Written instruction>
Lines containing the word "component" are to be located and copied.

Entries from a dataset:

——————

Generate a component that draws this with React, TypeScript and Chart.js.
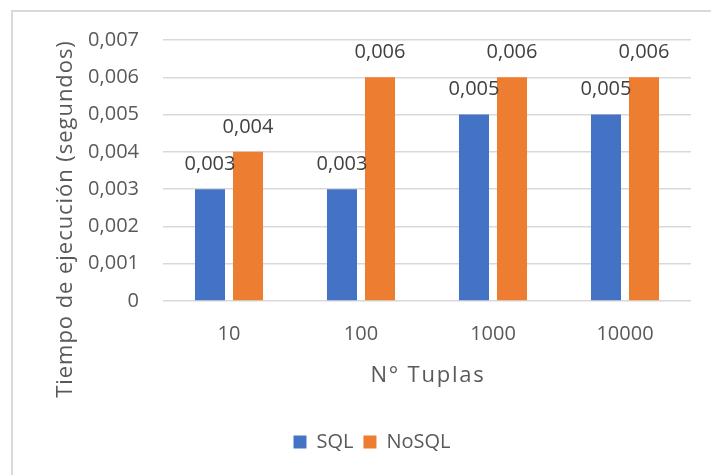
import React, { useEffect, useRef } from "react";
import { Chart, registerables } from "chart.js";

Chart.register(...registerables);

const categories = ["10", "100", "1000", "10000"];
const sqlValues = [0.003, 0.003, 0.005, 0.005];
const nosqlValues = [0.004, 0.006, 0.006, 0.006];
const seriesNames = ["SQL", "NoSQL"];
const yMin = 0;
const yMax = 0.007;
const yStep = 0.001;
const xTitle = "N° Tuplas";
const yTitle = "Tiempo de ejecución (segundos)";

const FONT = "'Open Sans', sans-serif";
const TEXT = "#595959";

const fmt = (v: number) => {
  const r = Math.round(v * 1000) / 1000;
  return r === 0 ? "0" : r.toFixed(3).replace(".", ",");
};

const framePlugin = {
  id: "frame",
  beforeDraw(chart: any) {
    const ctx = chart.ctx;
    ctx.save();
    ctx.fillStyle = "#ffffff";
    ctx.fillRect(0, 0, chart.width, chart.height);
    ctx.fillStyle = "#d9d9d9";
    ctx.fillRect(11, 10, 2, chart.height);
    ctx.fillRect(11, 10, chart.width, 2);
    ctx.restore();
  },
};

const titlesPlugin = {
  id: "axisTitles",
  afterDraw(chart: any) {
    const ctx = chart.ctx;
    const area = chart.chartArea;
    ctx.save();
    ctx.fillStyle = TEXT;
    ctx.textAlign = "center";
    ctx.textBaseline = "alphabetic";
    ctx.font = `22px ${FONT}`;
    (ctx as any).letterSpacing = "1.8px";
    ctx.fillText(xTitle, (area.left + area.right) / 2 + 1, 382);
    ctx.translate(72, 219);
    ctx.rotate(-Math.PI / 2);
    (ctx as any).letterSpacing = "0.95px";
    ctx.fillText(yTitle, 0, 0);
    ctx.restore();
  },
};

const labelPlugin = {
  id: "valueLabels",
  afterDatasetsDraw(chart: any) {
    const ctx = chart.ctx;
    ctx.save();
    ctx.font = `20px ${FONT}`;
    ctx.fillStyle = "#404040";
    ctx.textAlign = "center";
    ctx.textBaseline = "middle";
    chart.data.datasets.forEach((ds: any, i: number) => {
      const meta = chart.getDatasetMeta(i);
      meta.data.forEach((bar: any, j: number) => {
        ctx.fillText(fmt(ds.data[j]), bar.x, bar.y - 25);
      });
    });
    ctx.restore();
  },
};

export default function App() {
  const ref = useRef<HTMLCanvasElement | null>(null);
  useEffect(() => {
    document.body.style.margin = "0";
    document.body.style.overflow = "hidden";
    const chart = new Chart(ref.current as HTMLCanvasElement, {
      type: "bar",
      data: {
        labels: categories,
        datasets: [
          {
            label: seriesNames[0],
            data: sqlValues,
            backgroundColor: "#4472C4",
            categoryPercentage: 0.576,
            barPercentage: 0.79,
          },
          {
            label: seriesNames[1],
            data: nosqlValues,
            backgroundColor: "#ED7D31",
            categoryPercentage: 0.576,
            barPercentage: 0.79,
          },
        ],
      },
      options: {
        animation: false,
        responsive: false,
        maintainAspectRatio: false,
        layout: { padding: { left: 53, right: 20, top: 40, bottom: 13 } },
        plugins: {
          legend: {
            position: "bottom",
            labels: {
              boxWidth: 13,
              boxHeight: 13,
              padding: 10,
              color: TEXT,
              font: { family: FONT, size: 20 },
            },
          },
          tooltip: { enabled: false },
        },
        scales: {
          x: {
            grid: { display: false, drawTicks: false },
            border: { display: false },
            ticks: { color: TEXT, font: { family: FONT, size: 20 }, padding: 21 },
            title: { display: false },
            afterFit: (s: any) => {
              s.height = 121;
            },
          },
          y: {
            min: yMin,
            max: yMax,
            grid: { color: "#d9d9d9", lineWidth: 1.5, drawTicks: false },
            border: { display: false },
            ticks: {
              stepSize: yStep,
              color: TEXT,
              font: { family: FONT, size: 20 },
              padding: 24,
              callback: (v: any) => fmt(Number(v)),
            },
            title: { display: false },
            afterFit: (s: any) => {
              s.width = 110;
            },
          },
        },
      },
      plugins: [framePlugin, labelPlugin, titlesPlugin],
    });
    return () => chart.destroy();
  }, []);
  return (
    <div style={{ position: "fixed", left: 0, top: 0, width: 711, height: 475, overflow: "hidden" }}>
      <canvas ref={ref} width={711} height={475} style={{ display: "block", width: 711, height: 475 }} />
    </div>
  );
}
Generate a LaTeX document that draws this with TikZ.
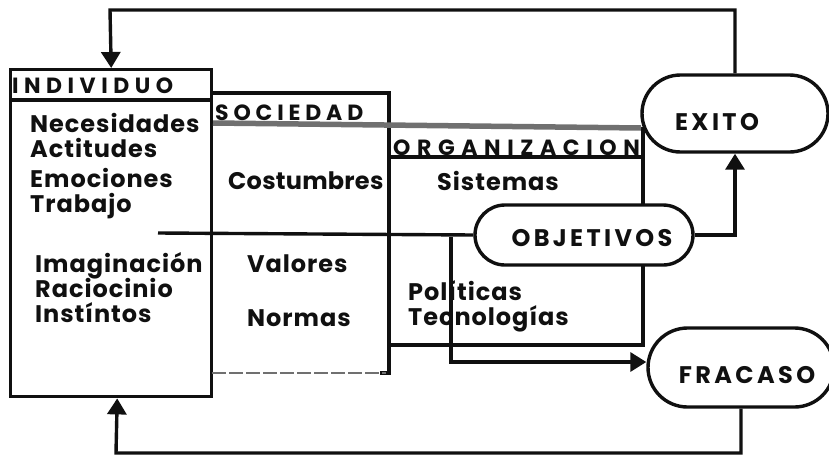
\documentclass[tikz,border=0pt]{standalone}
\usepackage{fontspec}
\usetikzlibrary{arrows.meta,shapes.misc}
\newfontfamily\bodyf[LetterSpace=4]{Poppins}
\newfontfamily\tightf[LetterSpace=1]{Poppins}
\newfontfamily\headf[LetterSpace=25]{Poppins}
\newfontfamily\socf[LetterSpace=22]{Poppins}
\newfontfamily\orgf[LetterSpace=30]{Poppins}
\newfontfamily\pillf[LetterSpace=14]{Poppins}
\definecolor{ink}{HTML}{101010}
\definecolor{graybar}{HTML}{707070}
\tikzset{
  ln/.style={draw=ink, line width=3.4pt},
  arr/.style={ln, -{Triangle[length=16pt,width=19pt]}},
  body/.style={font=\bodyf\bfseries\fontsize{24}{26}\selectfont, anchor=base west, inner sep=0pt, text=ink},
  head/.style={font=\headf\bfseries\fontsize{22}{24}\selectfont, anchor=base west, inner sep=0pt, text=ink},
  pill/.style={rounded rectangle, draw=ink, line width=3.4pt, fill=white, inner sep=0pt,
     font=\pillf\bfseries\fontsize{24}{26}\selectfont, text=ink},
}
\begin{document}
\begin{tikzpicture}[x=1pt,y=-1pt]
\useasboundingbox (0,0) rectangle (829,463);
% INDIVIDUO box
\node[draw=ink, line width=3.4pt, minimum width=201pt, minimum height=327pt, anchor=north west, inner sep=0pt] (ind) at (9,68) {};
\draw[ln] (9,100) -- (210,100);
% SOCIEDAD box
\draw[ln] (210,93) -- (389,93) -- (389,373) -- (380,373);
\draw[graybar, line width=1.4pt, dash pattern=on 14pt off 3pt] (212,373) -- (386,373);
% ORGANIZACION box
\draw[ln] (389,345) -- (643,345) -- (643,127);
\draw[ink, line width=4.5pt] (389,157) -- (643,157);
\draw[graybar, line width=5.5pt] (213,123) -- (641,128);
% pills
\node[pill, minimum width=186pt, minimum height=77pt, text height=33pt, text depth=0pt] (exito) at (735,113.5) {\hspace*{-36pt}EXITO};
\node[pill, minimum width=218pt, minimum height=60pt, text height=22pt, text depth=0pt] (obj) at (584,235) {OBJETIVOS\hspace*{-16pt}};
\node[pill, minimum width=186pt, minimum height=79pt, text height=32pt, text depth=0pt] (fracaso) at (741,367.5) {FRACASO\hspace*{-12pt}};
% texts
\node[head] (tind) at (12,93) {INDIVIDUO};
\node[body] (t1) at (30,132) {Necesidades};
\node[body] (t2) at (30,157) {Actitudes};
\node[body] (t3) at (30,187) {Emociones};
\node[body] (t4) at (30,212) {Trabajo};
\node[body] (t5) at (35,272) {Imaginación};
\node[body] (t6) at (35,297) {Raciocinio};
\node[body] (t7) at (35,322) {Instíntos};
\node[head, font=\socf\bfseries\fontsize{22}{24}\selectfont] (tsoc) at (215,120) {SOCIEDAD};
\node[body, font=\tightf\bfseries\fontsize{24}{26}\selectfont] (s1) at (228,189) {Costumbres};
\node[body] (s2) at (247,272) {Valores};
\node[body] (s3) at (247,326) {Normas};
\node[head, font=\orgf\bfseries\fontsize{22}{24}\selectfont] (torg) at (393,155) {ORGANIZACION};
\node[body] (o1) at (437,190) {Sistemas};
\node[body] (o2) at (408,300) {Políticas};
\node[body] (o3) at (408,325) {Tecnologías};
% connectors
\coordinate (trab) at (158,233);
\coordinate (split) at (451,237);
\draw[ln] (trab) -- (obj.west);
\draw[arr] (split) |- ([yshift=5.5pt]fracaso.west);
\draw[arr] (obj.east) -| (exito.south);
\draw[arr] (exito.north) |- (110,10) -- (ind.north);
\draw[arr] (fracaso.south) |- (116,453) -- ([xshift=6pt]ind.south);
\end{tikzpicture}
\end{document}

——————

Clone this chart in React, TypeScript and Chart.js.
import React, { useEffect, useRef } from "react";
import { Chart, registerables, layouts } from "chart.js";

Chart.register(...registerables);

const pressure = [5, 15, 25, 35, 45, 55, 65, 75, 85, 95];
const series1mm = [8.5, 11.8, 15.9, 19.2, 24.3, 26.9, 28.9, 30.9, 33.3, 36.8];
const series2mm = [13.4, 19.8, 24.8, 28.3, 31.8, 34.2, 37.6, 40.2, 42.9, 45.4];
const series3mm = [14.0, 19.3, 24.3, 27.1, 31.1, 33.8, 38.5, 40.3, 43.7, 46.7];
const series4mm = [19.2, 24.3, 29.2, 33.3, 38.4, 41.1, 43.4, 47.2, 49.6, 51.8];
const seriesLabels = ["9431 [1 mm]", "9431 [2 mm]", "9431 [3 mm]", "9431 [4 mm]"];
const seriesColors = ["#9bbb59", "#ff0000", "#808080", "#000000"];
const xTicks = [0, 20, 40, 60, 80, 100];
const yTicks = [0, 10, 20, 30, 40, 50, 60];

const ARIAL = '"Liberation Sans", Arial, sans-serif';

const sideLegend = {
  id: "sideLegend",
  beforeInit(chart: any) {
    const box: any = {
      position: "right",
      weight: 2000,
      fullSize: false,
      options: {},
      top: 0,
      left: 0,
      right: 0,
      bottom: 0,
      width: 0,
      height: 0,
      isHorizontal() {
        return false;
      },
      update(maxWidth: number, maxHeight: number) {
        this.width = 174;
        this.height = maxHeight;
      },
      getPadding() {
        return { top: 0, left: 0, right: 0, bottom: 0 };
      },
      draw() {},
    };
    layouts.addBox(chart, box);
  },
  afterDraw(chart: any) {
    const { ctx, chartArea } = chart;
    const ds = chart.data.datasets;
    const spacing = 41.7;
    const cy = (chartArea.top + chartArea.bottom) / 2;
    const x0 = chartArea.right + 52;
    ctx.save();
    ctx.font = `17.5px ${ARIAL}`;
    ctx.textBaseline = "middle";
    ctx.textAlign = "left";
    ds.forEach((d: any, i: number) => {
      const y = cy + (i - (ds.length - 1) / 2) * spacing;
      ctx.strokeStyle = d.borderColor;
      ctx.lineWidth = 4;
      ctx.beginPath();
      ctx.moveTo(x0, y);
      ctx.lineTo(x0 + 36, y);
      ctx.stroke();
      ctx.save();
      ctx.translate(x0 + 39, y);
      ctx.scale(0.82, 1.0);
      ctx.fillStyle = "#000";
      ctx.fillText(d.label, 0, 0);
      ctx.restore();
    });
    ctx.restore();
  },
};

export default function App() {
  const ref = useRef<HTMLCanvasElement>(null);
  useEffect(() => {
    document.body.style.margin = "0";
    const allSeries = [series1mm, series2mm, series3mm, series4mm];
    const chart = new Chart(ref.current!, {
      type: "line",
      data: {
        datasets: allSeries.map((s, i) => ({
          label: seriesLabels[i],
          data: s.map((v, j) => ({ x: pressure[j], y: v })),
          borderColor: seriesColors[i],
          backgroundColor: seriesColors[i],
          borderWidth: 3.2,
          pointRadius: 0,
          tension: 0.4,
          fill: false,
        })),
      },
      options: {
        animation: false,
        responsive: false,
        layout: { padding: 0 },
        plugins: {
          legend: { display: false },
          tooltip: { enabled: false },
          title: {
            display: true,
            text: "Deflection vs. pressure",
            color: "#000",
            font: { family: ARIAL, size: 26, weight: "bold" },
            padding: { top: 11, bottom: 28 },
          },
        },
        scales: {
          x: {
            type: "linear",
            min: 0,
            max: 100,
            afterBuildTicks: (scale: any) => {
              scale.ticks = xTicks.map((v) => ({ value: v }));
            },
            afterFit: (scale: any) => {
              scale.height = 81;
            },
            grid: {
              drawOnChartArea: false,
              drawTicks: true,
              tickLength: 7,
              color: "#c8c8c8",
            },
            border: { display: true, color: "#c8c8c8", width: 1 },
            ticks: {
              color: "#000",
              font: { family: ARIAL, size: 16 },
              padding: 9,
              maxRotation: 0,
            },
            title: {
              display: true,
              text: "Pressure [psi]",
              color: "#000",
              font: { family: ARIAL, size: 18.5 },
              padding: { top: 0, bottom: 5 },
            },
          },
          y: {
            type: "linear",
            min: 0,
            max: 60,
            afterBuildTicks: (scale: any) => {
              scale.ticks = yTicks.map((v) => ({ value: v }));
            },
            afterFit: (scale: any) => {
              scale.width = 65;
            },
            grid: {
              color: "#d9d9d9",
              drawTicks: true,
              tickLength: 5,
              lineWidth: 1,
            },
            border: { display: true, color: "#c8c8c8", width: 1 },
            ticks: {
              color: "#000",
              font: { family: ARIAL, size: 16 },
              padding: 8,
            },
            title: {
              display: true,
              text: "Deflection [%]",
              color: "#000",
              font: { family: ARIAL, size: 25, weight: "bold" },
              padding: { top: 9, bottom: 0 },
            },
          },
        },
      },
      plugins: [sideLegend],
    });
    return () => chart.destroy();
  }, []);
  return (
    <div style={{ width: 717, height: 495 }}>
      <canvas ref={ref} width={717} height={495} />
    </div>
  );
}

——————

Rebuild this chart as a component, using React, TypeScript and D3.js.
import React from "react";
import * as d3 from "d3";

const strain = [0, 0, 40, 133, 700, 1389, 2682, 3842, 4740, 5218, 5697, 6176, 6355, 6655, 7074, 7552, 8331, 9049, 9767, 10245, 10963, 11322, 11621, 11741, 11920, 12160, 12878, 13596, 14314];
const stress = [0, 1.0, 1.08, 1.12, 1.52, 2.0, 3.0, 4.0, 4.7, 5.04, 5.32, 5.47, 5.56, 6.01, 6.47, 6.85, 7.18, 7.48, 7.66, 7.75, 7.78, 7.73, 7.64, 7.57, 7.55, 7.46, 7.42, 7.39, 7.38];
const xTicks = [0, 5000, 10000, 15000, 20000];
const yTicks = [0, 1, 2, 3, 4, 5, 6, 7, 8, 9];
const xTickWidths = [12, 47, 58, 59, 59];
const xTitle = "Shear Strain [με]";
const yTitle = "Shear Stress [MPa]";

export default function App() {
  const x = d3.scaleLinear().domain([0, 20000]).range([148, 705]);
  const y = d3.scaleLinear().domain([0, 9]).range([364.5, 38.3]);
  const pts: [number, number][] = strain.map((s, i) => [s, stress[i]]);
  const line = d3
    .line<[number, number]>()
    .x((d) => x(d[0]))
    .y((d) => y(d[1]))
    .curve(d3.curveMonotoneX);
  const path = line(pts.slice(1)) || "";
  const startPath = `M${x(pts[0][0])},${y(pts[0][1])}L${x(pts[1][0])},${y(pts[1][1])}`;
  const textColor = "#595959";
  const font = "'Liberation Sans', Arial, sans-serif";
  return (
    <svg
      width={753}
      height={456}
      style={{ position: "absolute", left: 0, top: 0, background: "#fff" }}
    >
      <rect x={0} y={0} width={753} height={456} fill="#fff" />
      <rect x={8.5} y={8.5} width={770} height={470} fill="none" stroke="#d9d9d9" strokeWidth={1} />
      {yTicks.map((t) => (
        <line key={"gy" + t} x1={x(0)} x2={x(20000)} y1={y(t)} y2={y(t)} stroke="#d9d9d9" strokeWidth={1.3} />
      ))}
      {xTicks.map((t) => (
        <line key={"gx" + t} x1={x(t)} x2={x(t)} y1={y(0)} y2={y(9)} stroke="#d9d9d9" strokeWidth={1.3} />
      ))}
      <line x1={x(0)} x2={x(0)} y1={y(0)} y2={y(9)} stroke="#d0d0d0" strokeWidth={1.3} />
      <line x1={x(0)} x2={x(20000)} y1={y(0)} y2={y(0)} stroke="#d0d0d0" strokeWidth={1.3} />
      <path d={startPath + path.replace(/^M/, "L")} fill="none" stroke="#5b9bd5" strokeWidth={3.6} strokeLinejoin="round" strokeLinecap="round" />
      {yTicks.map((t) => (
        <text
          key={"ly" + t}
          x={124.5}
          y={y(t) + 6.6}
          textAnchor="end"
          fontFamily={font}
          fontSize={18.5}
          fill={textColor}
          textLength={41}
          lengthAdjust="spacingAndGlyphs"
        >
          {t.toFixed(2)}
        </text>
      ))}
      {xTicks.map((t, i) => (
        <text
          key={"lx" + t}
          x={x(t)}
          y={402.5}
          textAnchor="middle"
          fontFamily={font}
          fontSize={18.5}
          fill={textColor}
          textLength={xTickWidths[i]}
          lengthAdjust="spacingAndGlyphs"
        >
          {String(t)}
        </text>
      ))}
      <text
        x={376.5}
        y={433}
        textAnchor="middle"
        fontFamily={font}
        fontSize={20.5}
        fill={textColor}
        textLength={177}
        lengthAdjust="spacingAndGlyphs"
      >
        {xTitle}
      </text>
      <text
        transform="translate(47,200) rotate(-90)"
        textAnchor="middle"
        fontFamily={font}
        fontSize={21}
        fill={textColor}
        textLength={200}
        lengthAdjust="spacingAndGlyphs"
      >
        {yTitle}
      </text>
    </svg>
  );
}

——————

Solution>
Generate a component that draws this with React, TypeScript and Chart.js.
Rebuild this chart as a component, using React, TypeScript and D3.js.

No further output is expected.